Rajesh Jaggi, managing partner, Everstone Capital Advisors, said, “We played the role of a manager and developer. I think that has been a plus point for us. Foreign money is coming to the sector, but it is important how we deliver the projects. Everybody looks at the return on investment. So, there is enough money waiting to come to realty projects – but it is critical to convince the investors on our capability.”

Nipun Sahni, partner and real estate head, Apollo Global Management, said, “There should be capital for smaller cities. Historically in the last 10 to 12 years, I have observed that the capacity of size and scale that the bigger cities can absorb is vastly different from the smaller cities. I do not think institutions like us are geared to handle smaller ticket transactions. But I am sure that smaller cities will be able to attract capitals through the NBFC route.”

Attendees express high level of satisfaction

“It was a very engaging event, especially after much speculation about possible effects on real estate sector post demonetisation, RERA and GST. Encompassing nature of topics and thought leadership of the real estate sector was indeed enlightening amidst ensuing haze of ambiguity,” opined Kshitij Limaye, executive director, Sankalpan.

Swaroop Agaskar, studio director (India head), KTGY, revealed, “As architects, we always need to sense the pulse of the real estate sector. We are a kind of bridge between the customer and the developer. I came here to learn about the impact of GST, RERA etc., in the real estate sector. As lots of industry players are here, I have got a good idea about the present and future of the sector.”

Sanjay Desai from Embassy Industrial Parks, Bengaluru, said, “I came here to explore more areas where we can work in the coming days – as far as industrial parks are concerned. I have got lots of information on the developments from this conclave. The government’s role seems to be very positive to boost our business.”

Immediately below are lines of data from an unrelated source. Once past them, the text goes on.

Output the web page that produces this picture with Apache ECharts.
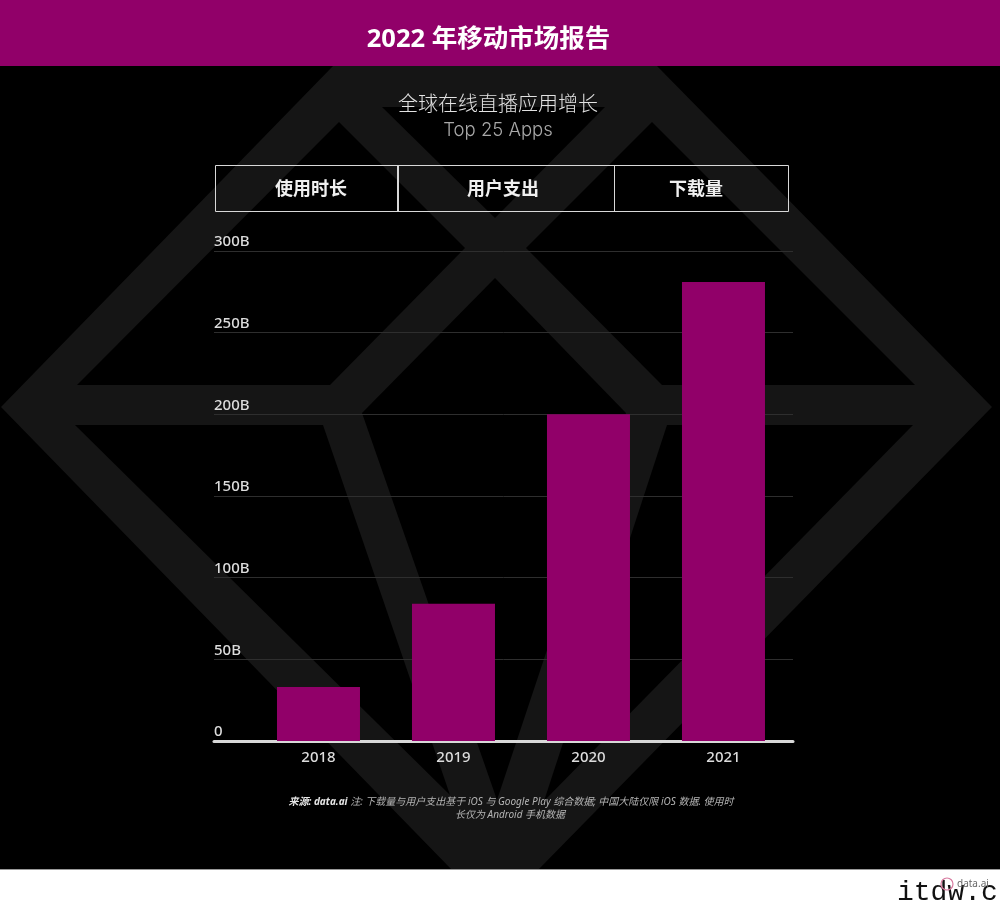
<!DOCTYPE html>
<html><head><meta charset="utf-8">
<style>html,body{margin:0;padding:0;background:#fff}#c{width:1000px;height:900px}</style>
<script src="https://cdn.jsdelivr.net/npm/echarts@6/dist/echarts.min.js"></script>
</head><body><div id="c"></div>
<script>
const years = [2018, 2019, 2020, 2021];
const downloads = [33, 84, 200, 281];
const yTicks = [0, 50, 100, 150, 200, 250, 300];
const pageTitle = '2022 年移动市场报告';
const subTitle = '全球在线直播应用增长';
const subTitle2 = 'Top 25 Apps';
const tabLabels = ['使用时长', '用户支出', '下载量'];
const sourceBold = '来源: data.ai';
const sourceLine1 = ' 注: 下载量与用户支出基于 iOS 与 Google Play 综合数据; 中国大陆仅限 iOS 数据. 使用时';
const sourceLine2 = '长仅为 Android 手机数据';

const FONT = '"Noto Sans","Noto Sans CJK SC",sans-serif';
const THIN = 'Inter,"Noto Sans CJK SC",sans-serif';
const MAGENTA = '#910069';
const BAND = '#151515';

// decorative gem watermark behind the chart
const gemOuter = [[1,407],[333,66],[657,66],[992,407],[538,870],[452,870]];
const gemHoles = [
  [[339,122],[465,248],[330,385],[77,385]],
  [[652,122],[526,248],[662,385],[915,385]],
  [[382,107],[605,107],[495,218]],
  [[495,278],[626,413],[497,800],[362,413]],
  [[75,425],[323,425],[450,795]],
  [[667,425],[913,425],[544,801]]
];
const poly = (pts, fill) => ({type:'polygon', silent:true, z:-10, shape:{points:pts}, style:{fill}});
const txt = (x, y, text, size, fill, weight, family) => ({type:'text', silent:true, z:20, x, y,
  style:{text, fill, font:`${weight||'normal'} ${size}px ${family||FONT}`, align:'center', verticalAlign:'middle'}});

const graphics = [
  {type:'rect', silent:true, z:-20, shape:{x:0,y:0,width:1000,height:870}, style:{fill:'#000'}},
  poly(gemOuter, BAND),
  ...gemHoles.map(h => poly(h, '#000')),
  {type:'rect', silent:true, z:-5, shape:{x:0,y:0,width:1000,height:66}, style:{fill:MAGENTA}},
  {type:'rect', silent:true, z:-5, shape:{x:0,y:869,width:1000,height:31}, style:{fill:'#fff'}},
  {type:'rect', silent:true, z:-4, shape:{x:0,y:869,width:1000,height:1}, style:{fill:'#999'}},
  txt(488.5, 40, pageTitle, 25.5, '#fff', 'bold'),
  txt(498, 105, subTitle, 20, '#e2e2e2', '300', THIN),
  txt(498, 130, subTitle2, 18.5, '#a8a8a8', '300', THIN),
  {type:'rect', silent:true, z:20, shape:{x:215.5,y:165.5,width:573,height:46}, style:{fill:'none',stroke:'#d8d8d8',lineWidth:1}},
  {type:'rect', silent:true, z:20, shape:{x:397,y:165,width:2,height:47}, style:{fill:'#d8d8d8'}},
  {type:'rect', silent:true, z:20, shape:{x:614,y:165,width:1,height:47}, style:{fill:'#d8d8d8'}},
  txt(311, 190, tabLabels[0], 18, '#f0f0f0', 'bold'),
  txt(503, 190, tabLabels[1], 18, '#f0f0f0', 'bold'),
  txt(696, 190, tabLabels[2], 18, '#f0f0f0', 'bold'),
  {type:'text', silent:true, z:20, x:511, y:802, style:{
    text:`{b|${sourceBold}}{n|${sourceLine1}}`, align:'center', verticalAlign:'middle',
    rich:{b:{font:`italic bold 10px ${FONT}`, fill:'#e6e6e6'}, n:{font:`italic 10px ${FONT}`, fill:'#b4b4b4'}}}},
  txt(510, 815, sourceLine2, 10, '#b4b4b4', 'italic'),
  {type:'text', silent:true, z:21, x:897, y:893, style:{text:'itdw.cn', fill:'#111', font:`28px "Liberation Mono",monospace`, align:'left', verticalAlign:'middle'}},
  {type:'circle', silent:true, z:22, shape:{cx:947,cy:884,r:6}, style:{fill:'none',stroke:'#d77a9f',lineWidth:1.2}},
  {type:'text', silent:true, z:22, x:957, y:884, style:{text:'data.ai', fill:'#666', font:`10px "Noto Sans",sans-serif`, align:'left', verticalAlign:'middle'}}
];

const chart = echarts.init(document.getElementById('c'), null, {renderer:'canvas'});
chart.setOption({
  animation:false,
  backgroundColor:'#fff',
  graphic:{elements:graphics},
  grid:{left:214, top:251, width:579, height:490},
  xAxis:{
    type:'value', min:2017.226, max:2021.515,
    splitLine:{show:false},
    axisLine:{show:true, onZero:true, lineStyle:{color:'#d8d8d8', width:3}},
    axisTick:{show:false},
    axisLabel:{customValues:years, color:'#dcdcdc', fontSize:15, fontWeight:500, fontFamily:FONT, margin:9, formatter:v => String(v)}
  },
  yAxis:{
    type:'value', min:yTicks[0], max:yTicks[yTicks.length-1], interval:50,
    axisLine:{show:false}, axisTick:{show:false},
    splitLine:{show:true, lineStyle:{color:'#2e2e2e', width:1}},
    axisLabel:{inside:true, margin:0, align:'left', verticalAlign:'bottom', lineHeight:18, color:'#dcdcdc', fontSize:15, fontWeight:500, fontFamily:FONT,
      formatter:v => v === 0 ? '0' : v + 'B'}
  },
  series:[{type:'bar', barWidth:83, itemStyle:{color:MAGENTA}, data:years.map((y,i)=>[y, downloads[i]])}]
});
</script></body></html>
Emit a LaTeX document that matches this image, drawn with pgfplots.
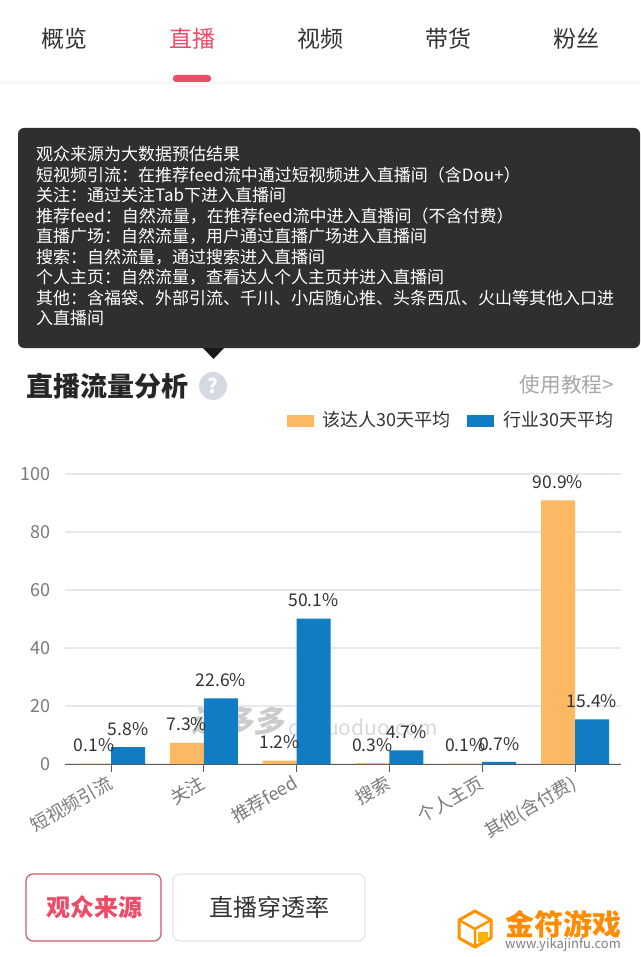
\documentclass[border=0pt]{standalone}
\usepackage{pgfplots}
\pgfplotsset{compat=1.18}
\usepackage{fontspec}
\setmainfont{Noto Sans CJK SC}

\definecolor{orangebar}{HTML}{FDB863}
\definecolor{bluebar}{HTML}{0F7CC4}
\definecolor{gridc}{HTML}{E6E8F0}
\definecolor{tickc}{HTML}{7A7A7A}
\definecolor{darktxt}{HTML}{333333}
\definecolor{pinkc}{HTML}{EE4B66}
\definecolor{tipc}{HTML}{2E2F31}
\definecolor{helpc}{HTML}{D5D9E3}

\pgfplotstableread{
x a b
0 0.1 5.8
1 7.3 22.6
2 1.2 50.1
3 0.3 4.7
4 0.1 0.7
5 90.9 15.4
}\flow

\begin{document}
\begin{tikzpicture}[x=1pt,y=-1pt]
\path[use as bounding box,fill=white] (0,0) rectangle (640,957);

% tabs
\fill[gray!6] (0,81) rectangle (640,84);
\foreach \t/\xx in {概览/64,视频/320,带货/448,粉丝/576}
  \node[text=darktxt,font=\fontsize{23}{23}\selectfont] at (\xx,39) {\t};
\node[text=pinkc,font=\fontsize{23}{23}\selectfont] at (192,39) {直播};
\fill[pinkc,rounded corners=3pt] (173,75) rectangle (211,82);

% tooltip
\fill[tipc,rounded corners=6pt] (18,128) rectangle (640,348);
\fill[black!90] (203,348) -- (224,348) -- (213.5,359) -- cycle;
\node[anchor=north west,text=white,align=left,inner sep=0pt,
  font=\fontsize{17}{20.5}\selectfont] at (36,146) {观众来源为大数据预估结果\\
短视频引流：在推荐feed流中通过短视频进入直播间（含Dou+）\\
关注：通过关注Tab下进入直播间\\
推荐feed：自然流量，在推荐feed流中进入直播间（不含付费）\\
直播广场：自然流量，用户通过直播广场进入直播间\\
搜索：自然流量，通过搜索进入直播间\\
个人主页：自然流量，查看达人个人主页并进入直播间\\
其他：含福袋、外部引流、千川、小店随心推、头条西瓜、火山等其他入口进\\
入直播间};

% heading
\node[anchor=west,text=black!85,font=\fontsize{27}{27}\selectfont\bfseries,inner sep=0pt] at (26,386) {直播流量分析};
\fill[helpc] (213,386) circle (14);
\node[text=white,font=\fontsize{20}{20}\selectfont\bfseries] at (213,386) {?};
\node[anchor=east,text=gray!70,font=\fontsize{20.6}{20.6}\selectfont,inner sep=0pt] at (614,385) {使用教程>};

% legend
\fill[orangebar] (287,415) rectangle (314,427);
\node[anchor=west,text=darktxt,font=\fontsize{18}{18}\selectfont,inner sep=0pt] at (322,420) {该达人30天平均};
\fill[bluebar] (467,415) rectangle (494,427);
\node[anchor=west,text=darktxt,font=\fontsize{18}{18}\selectfont,inner sep=0pt] at (503,420) {行业30天平均};

% watermark
\node[text=gray,opacity=0.4,xslant=0.2,font=\fontsize{31}{31}\selectfont\bfseries] at (240,721) {达多多};
\node[text=gray,opacity=0.3,font=\fontsize{21}{21}\selectfont] at (363,727) {daduoduo.com};

\begin{axis}[
  at={(64.6pt,-764pt)},anchor=south west,
  scale only axis,width=556.8pt,height=290pt,
  xmin=-0.5,xmax=5.5,ymin=0,ymax=100,
  ybar=0pt,bar width=34pt,
  axis x line*=bottom,axis y line*=left,
  y axis line style={draw=none},
  x axis line style={draw=black!65,line width=1pt},
  xtick={0,...,5},
  xticklabels={短视频引流,关注,推荐feed,搜索,个人主页,其他(含付费)},
  ytick={0,20,...,100},
  ymajorgrids,
  grid style={gridc,line width=1.6pt},
  major y tick style={draw=none},
  major x tick style={draw=black!65,line width=1pt},
  major tick length=8pt,
  tick align=outside,
  /pgf/number format/assume math mode=true,
  tick label style={text=tickc,font=\fontsize{18}{18}\selectfont},
  x tick label style={rotate=30,anchor=north east,inner sep=2pt,xshift=-3pt,yshift=3pt},
  y tick label style={inner sep=0pt,xshift=-6pt},
  nodes near coords={\pgfmathprintnumber[fixed,fixed zerofill,precision=1,assume math mode=true]{\pgfplotspointmeta}\%},
  every node near coord/.append style={text=darktxt,font=\fontsize{17.5}{17.5}\selectfont,inner sep=0pt,yshift=11.5pt},
  clip=false,
]
\addplot[fill=orangebar,draw=none] table[x=x,y=a] {\flow};
\addplot[fill=bluebar,draw=none] table[x=x,y=b] {\flow};
\end{axis}

% buttons
\draw[pinkc!75!gray,line width=1.2pt,rounded corners=7pt] (26,874) rectangle (161,941);
\node[text=pinkc,font=\fontsize{24}{24}\selectfont\bfseries] at (94,907) {观众来源};
\draw[gray!20,line width=1.2pt,rounded corners=7pt] (173,874) rectangle (365,941);
\node[text=darktxt,font=\fontsize{24}{24}\selectfont] at (269,907) {直播穿透率};

% logo
\draw[orange!85!yellow,line width=3pt,line join=round] (475,911) -- (491,920) -- (491,938) -- (475,947) -- (459,938) -- (459,920) -- cycle;
\draw[orange!85!yellow,line width=2.5pt] (459,920) -- (475,929) -- (491,920) (475,929) -- (475,947);
\fill[orange!60!yellow] (478,932) rectangle (488,942);
\node[anchor=west,text=orange!90!yellow,font=\fontsize{29}{29}\selectfont\bfseries,inner sep=0pt] at (505,924) {金符游戏};
\node[anchor=west,text=gray,font=\fontsize{13}{13}\selectfont,inner sep=0pt] at (505,945) {www.yikajinfu.com};
\end{tikzpicture}
\end{document}
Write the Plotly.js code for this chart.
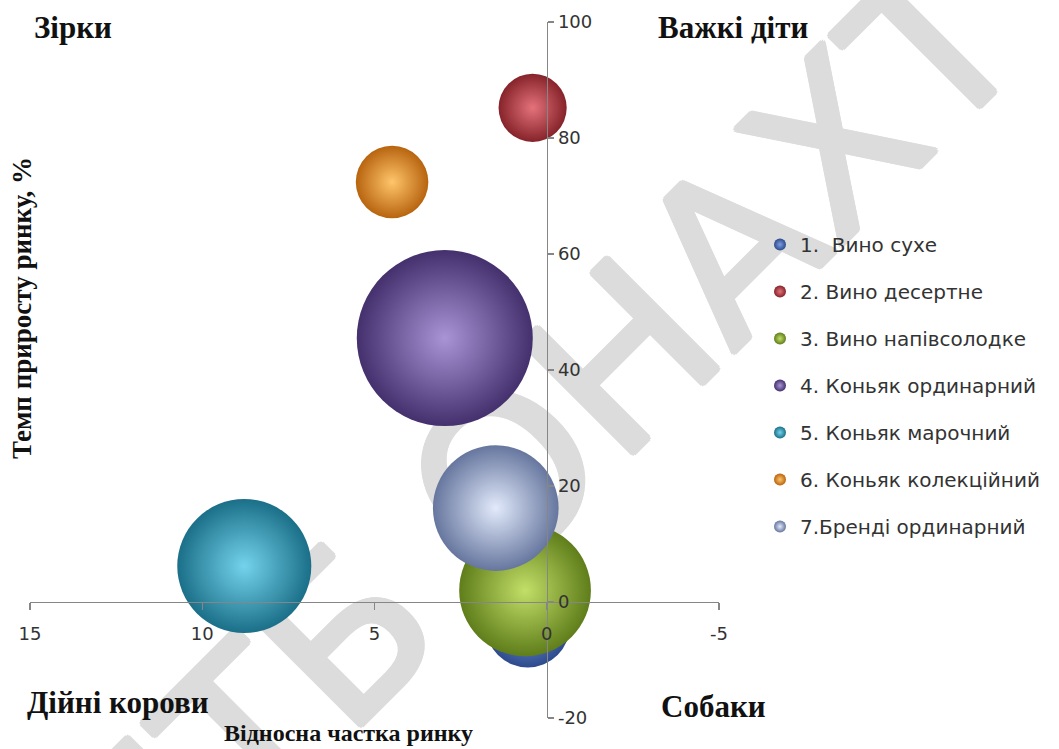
<!DOCTYPE html>
<html>
<head>
<meta charset="utf-8">
<script src="https://cdn.plot.ly/plotly-3.0.1.min.js"></script>
<style>html,body{margin:0;padding:0;background:#fff;}#chart{width:1059px;height:749px;}</style>
</head>
<body>
<div id="chart"></div>
<script>
// ---- data ----
const categories = ['1.\u00a0 Вино сухе', '2. Вино десертне', '3. Вино напівсолодке', '4. Коньяк ординарний', '5. Коньяк марочний', '6. Коньяк колекційний', '7.Бренді ординарний'];
const relShare   = [0.55, 0.41, 0.63, 2.96, 8.78, 4.49, 1.48];   // Відносна частка ринку
const growthRate = [-4.0, 85.2, 2.0, 45.5, 6.2, 72.4, 16.2];     // Темп приросту ринку, %
const volume     = [23, 15, 56, 100, 58, 17, 51];                 // bubble size (relative)
const xTickVals  = [15, 10, 5, 0, -5];
const yTickVals  = [-20, 0, 20, 40, 60, 80, 100];
const quadrantLabels = ['Зірки', 'Важкі діти', 'Дійні корови', 'Собаки'];
const xTitle = 'Відносна частка ринку';
const yTitle = 'Темп приросту ринку, %';
const watermark = 'НТБ ОНАХТ';

// ---- styles ----
const edgeColors = ['#2c4a8c', '#86232a', '#5f7d1a', '#45306e', '#1b6f88', '#b8640f', '#66769e'];
const lightColors = ['#7d9de0', '#e4727b', '#c2df68', '#a994d6', '#74d3ec', '#ffc56a', '#e2eafb'];
const maxDiameter = 176;
const W = 1059, H = 749;
const M = {l: 30, r: 340, t: 22, b: 31};
const PW = W - M.l - M.r, PH = H - M.t - M.b;
const px = x => (x - M.l) / PW;
const py = y => (H - M.b - y) / PH;

const sizeref = 2 * Math.max(...volume) / (maxDiameter * maxDiameter);

const traces = categories.map((name, i) => ({
  type: 'scatter', mode: 'markers', name: name,
  x: [relShare[i]], y: [growthRate[i]],
  legendgroup: 'g' + i,
  cliponaxis: false,
  hoverinfo: 'name+x+y',
  marker: {
    size: [volume[i]], sizemode: 'area', sizeref: sizeref,
    color: edgeColors[i], line: {width: 0},
    gradient: {type: 'radial', color: lightColors[i]},
    opacity: 1
  }
}));

const serif = 'Liberation Serif, Times New Roman, serif';
const sans = 'DejaVu Sans, Verdana, sans-serif';
const wmColor = '#dcdcdc';
const wmShadow = [[3,0],[-3,0],[0,3],[0,-3],[2,2],[-2,-2],[2,-2],[-2,2]]
  .map(d => d[0] + 'px ' + d[1] + 'px 0 ' + wmColor).join(', ');

const layout = {
  width: W, height: H,
  margin: M,
  paper_bgcolor: '#ffffff', plot_bgcolor: 'rgba(0,0,0,0)',
  showlegend: true,
  legend: {
    x: px(760), y: py(225), xanchor: 'left', yanchor: 'top',
    font: {family: sans, size: 20, color: '#333333'},
    itemsizing: 'constant', tracegroupgap: 18,
    bgcolor: 'rgba(0,0,0,0)'
  },
  xaxis: {
    range: [15, -5], tickvals: xTickVals, ticktext: xTickVals.map(String),
    anchor: 'free', position: py(602),
    showgrid: false, zeroline: false,
    showline: true, linecolor: '#868686', linewidth: 1.3,
    ticks: 'outside', ticklen: 7, tickcolor: '#868686', tickwidth: 1.3,
    ticklabelstandoff: 8,
    tickfont: {family: sans, size: 18, color: '#333333'}
  },
  yaxis: {
    range: [-20, 100], tickvals: yTickVals, ticktext: yTickVals.map(String),
    side: 'right', anchor: 'free', position: px(547),
    showgrid: false, zeroline: false,
    showline: true, linecolor: '#868686', linewidth: 1.3,
    ticks: 'outside', ticklen: 6, tickcolor: '#868686', tickwidth: 1.3,
    tickfont: {family: sans, size: 18, color: '#333333'}
  },
  shapes: [{
    type: 'rect', xref: 'paper', yref: 'paper', layer: 'below',
    x0: px(513), x1: px(533), y0: py(447), y1: py(427),
    line: {width: 0}, fillcolor: 'rgba(0,0,0,0)',
    label: {text: watermark, textangle: -45, textposition: 'middle center',
            font: {family: 'DejaVu Sans', size: 215, color: wmColor, shadow: wmShadow}}
  }],
  annotations: [
    {text: quadrantLabels[0], x: px(73), y: py(28)},
    {text: quadrantLabels[1], x: px(733), y: py(28)},
    {text: quadrantLabels[2], x: px(118), y: py(702)},
    {text: quadrantLabels[3], x: px(713), y: py(706)},
  ].map(a => Object.assign(a, {xref: 'paper', yref: 'paper', showarrow: false,
      xanchor: 'center', yanchor: 'middle',
      font: {family: serif, size: 31, color: '#111111', weight: 'bold'}})).concat([
    {text: xTitle, x: px(348), y: py(748), xref: 'paper', yref: 'paper', showarrow: false,
     xanchor: 'center', yanchor: 'bottom',
     font: {family: serif, size: 24, color: '#111111', weight: 'bold'}},
    {text: yTitle, x: px(22), y: py(308), xref: 'paper', yref: 'paper', showarrow: false,
     xanchor: 'center', yanchor: 'middle', textangle: -90,
     font: {family: serif, size: 27, color: '#111111', weight: 'bold'}}
  ])
};

Plotly.newPlot('chart', traces, layout, {displayModeBar: false, staticPlot: true});
</script>
</body>
</html>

Shrikant Sawant from Listenlights informed, “This conclave is highly informative. I find the approach very collaborative. Each and every panelist is highly experienced and trend savvy. This event has given very good takeaways for everyone. I am sure after attending this conclave, people will look into the GST and RERA with a positive outlook and that will help in taking their businesses to the next higher level.”